In contrast to many other parts of the country, two-storey houses in Manitoba were the only segment of the housing market that got cheaper for buyers, with prices rising for condos and bungalows. It now takes 36.5 per cent of the average household income to afford a two-storey house, down from 37 per cent in the previous quarter. Manitoba's market should rebound later this year, TD predicted, given that the economy has churned out nearly 10,000 new jobs since December and the province is less exposed to falling oil prices that other regions. Developers have been holding on to record levels of unsold condos, however, which should keep prices affordable for condo buyers.

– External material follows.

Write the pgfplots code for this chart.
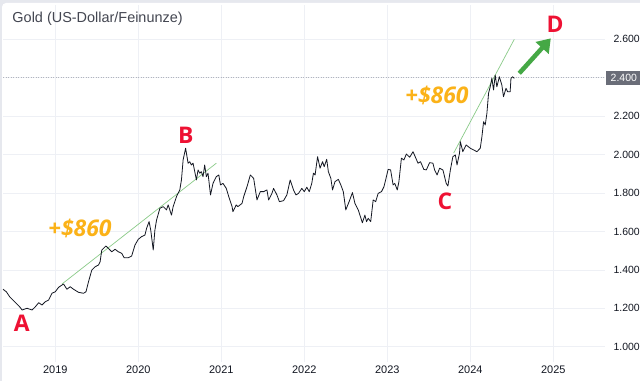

Ontario's housing market has become a study in contrasts. Bungalows and two-storey houses continue to skyrocket, while condo prices have stayed comparatively flat. It now takes 52.3 per cent of the average income to afford a bungalow in the province, a two-year high, compared with 28.8 per cent of income for a condo.
The gap is being driven by a major shift in new housing construction. Ontario is in the midst of a boom in condo construction, while there are now half the number of single-family houses being built in the province compared with a decade ago, RBC said.

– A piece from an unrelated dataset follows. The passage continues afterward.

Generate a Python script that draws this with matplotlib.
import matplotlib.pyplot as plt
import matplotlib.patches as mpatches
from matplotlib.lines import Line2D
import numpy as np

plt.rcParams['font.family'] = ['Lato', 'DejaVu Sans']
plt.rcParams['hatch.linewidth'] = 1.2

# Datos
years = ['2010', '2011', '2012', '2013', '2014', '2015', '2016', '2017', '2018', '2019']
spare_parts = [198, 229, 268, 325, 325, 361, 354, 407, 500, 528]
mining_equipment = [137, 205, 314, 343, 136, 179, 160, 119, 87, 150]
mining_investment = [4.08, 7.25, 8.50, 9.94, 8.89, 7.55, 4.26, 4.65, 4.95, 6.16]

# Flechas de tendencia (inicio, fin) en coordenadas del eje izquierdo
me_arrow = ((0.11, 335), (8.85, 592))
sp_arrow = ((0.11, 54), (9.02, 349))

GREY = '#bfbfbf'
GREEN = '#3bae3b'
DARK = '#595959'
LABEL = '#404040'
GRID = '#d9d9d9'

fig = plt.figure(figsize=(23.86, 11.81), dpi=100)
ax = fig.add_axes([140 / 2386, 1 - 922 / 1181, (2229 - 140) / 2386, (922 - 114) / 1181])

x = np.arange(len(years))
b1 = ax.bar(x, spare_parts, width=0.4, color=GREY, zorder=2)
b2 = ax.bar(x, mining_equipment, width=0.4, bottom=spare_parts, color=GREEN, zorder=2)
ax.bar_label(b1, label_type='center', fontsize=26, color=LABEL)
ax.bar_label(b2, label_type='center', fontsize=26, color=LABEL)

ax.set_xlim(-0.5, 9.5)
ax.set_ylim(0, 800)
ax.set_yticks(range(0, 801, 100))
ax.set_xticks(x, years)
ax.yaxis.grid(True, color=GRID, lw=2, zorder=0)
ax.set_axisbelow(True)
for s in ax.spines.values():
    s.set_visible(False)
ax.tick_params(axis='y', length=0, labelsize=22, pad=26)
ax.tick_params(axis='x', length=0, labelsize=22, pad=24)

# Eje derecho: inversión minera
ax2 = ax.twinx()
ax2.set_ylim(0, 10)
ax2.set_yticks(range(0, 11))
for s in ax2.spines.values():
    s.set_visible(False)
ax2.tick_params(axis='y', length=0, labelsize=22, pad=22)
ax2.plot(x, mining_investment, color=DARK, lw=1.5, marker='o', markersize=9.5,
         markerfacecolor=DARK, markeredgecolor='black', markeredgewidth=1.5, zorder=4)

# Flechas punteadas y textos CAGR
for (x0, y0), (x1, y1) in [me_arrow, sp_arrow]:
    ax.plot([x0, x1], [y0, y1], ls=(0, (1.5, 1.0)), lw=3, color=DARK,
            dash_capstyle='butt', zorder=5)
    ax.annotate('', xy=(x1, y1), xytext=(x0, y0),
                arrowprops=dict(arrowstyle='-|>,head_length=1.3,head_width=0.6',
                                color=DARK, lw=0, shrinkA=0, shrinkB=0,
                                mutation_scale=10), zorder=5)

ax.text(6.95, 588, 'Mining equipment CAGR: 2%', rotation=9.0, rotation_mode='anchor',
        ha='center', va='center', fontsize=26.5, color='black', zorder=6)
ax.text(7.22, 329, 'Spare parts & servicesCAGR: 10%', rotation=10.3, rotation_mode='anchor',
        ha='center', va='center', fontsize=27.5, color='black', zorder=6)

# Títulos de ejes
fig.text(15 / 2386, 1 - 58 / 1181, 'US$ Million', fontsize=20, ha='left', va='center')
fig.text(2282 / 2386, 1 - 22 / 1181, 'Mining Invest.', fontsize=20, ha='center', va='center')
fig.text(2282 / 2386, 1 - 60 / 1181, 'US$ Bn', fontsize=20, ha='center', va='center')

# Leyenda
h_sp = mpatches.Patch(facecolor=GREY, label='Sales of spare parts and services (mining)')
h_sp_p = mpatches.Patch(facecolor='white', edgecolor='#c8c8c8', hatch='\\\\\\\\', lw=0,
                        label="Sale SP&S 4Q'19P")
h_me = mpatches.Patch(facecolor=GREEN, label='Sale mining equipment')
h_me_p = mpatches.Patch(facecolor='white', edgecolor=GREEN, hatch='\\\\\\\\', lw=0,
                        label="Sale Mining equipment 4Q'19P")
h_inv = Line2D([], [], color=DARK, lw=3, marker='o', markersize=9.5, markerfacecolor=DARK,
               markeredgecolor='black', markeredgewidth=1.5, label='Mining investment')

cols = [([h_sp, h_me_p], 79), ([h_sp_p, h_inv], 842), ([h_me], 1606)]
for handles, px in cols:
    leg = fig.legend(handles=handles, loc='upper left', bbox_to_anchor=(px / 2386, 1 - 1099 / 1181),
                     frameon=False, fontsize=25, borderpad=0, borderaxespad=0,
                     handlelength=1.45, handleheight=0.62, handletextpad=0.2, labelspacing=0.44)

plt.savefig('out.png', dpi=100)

With prices of single-family housing rising at double-digit rates in Canada's largest city, "affordability in Toronto is moving ever closer to the historically poor levels that prevailed in 1990," RBC wrote, "which may signal that risks are mounting because those were associated with a housing bubble at the time."
Meanwhile in Ottawa, years of sluggish housing price growth and a spike in the supply of newly built condos have made owning housing in the capital city more affordable. New housing listings hit a 15-year high in the city, while demand has been held back by government belt-tightening. "In a fiscally constrained world, job prospects in Ottawa are likely to remain soft in the coming months, keeping housing activity in check," TD said.

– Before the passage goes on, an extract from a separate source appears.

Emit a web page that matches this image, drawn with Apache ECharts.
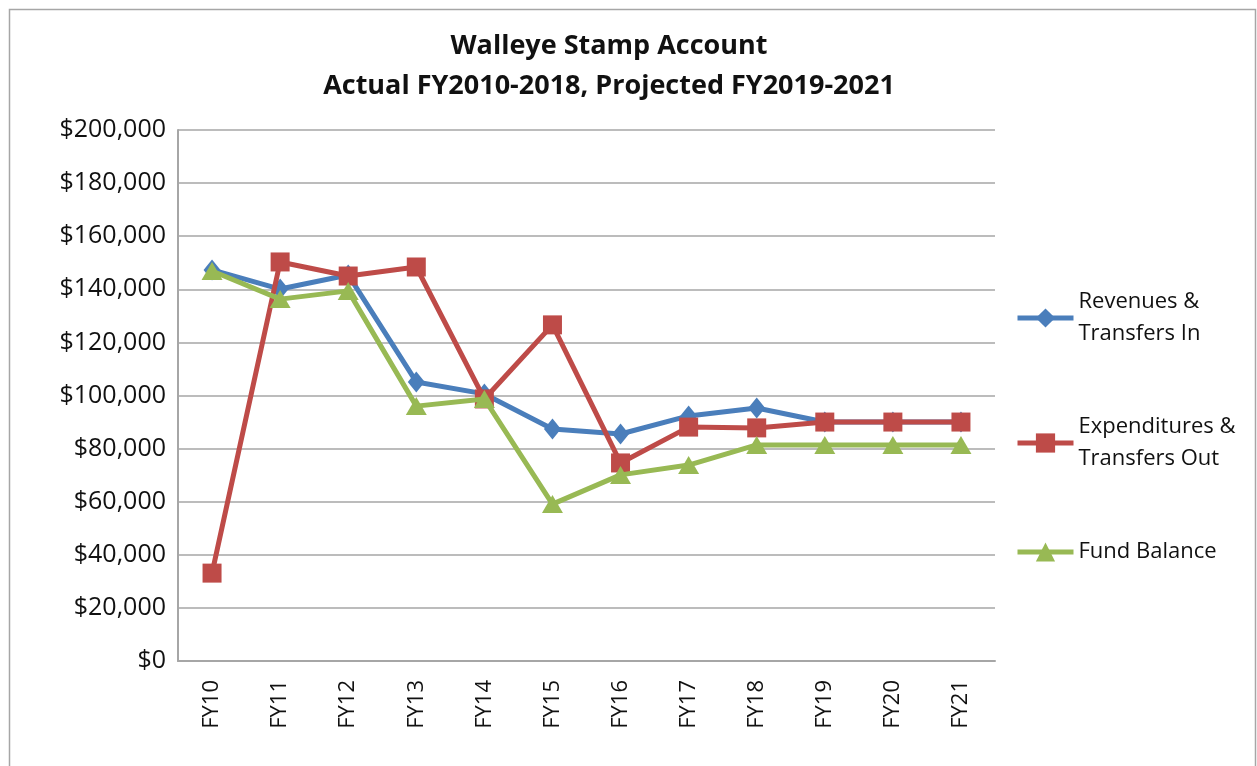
<!DOCTYPE html>
<html><head><meta charset="utf-8">
<script src="https://cdn.jsdelivr.net/npm/echarts@6/dist/echarts.min.js"></script>
<style>html,body{margin:0;padding:0;background:#fff}#c{width:1257px;height:766px}</style>
</head><body><div id="c"></div>
<script>
var categories = ['FY10','FY11','FY12','FY13','FY14','FY15','FY16','FY17','FY18','FY19','FY20','FY21'];
var revenues = [147300,140100,145400,105100,100600,87400,85500,92300,95300,90000,90000,90000];
var expenditures = [33100,150300,145000,148400,98700,126600,74600,88100,87800,90000,90000,90000];
var fundBalance = [146900,136300,139400,96000,98700,59100,70100,73800,81400,81400,81400,81400];
var seriesNames = ['Revenues &\nTransfers In','Expenditures &\nTransfers Out','Fund Balance'];
var titleLines = 'Walleye Stamp Account\nActual FY2010-2018, Projected FY2019-2021';

var FONT = '"Open Sans", Lato, sans-serif';
var chart = echarts.init(document.getElementById('c'));
chart.setOption({
  animation: false,
  backgroundColor: '#fff',
  graphic: [{type:'rect', left:7, top:7, shape:{width:1246, height:780}, style:{fill:'none', stroke:'#a6a6a6', lineWidth:1.5}, silent:true}],
  title: {text: titleLines, left: 604, textAlign:'center', top: 21,
    textStyle:{fontFamily:FONT, fontWeight:'bold', fontSize:27, lineHeight:40, color:'#111'}},
  grid: {left:178, right:262, top:130, bottom:105},
  legend: {orient:'vertical', left:1010, top:281, itemGap:61, itemWidth:56, itemHeight:24,
    lineStyle:{width:5},
    textStyle:{fontFamily:FONT, fontSize:22, lineHeight:32, color:'#111'},
    data: seriesNames},
  xAxis: {type:'category', data:categories, boundaryGap:true,
    axisLine:{lineStyle:{color:'#a6a6a6', width:2}}, axisTick:{show:false},
    axisLabel:{rotate:90, fontFamily:FONT, fontSize:22, color:'#111', margin:19}},
  yAxis: {type:'value', min:0, max:200000, interval:20000,
    axisLine:{show:true, lineStyle:{color:'#a6a6a6', width:2}}, axisTick:{show:false},
    splitLine:{lineStyle:{color:'#a6a6a6', width:1.5}},
    axisLabel:{fontFamily:FONT, fontSize:25, color:'#111', margin:12,
      formatter:function(v){return '$'+v.toLocaleString('en-US');}}},
  series: [
    {name:seriesNames[0], type:'line', data:revenues, symbol:'diamond', symbolSize:[17,21],
      lineStyle:{width:5, color:'#4a7ebb'}, itemStyle:{color:'#4a7ebb'}, z:2},
    {name:seriesNames[1], type:'line', data:expenditures, symbol:'rect', symbolSize:19,
      lineStyle:{width:5, color:'#be4b48'}, itemStyle:{color:'#be4b48'}, z:3},
    {name:seriesNames[2], type:'line', data:fundBalance, symbol:'triangle', symbolSize:[21,18],
      lineStyle:{width:5, color:'#98b954'}, itemStyle:{color:'#98b954'}, z:4}
  ]
});
</script></body></html>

Housing ownership has become cheaper than at any point in the past decade in Quebec as weak economic growth and the fallout from an earlier condo boom has kept prices down. It now takes 40 per cent of the average household income to afford a two-storey house in the province, and 25 per cent for a condo. Montreal buyers saw the biggest boost to affordability of any major urban market this year, with the average Montrealer spending 46.3 per cent of their household income to buy a two-storey house, down 1.5 percentage points from the start of the year.
While low interest rates, a cheaper dollar and an improving U.S. economy are expected to help boost Quebec's housing market this year, the province faces a number of challenges, TD said. Most significantly, migration both internationally and from other parts of the country has fallen to a 15-year low, which has affected demand in the housing market.
The housing market in Eastern Canada has been struggling for the past two years as a result of an aging population and a poor job market. That has made housing prices in the region more affordable for cash-strapped buyers.
While existing housing sales have risen this year in Newfoundland, New Brunswick and Prince Edward Island, it hasn't been enough to offset a jump in new listings. In Halifax, housing resales hit a 17-year low amid a spike in new listings, although TD predicts that an improving economy, population growth and the start of work on a major federal shipbuilding contract should help boost the city's housing market this year. Atlantic Canada remains among the country's most affordable housing market, with two-storey houses consuming less than 34 per cent of the average household income.
"The upside of persistent price stagnation in large pockets of Atlantic Canada is that housing affordability improved further in the region," RBC wrote.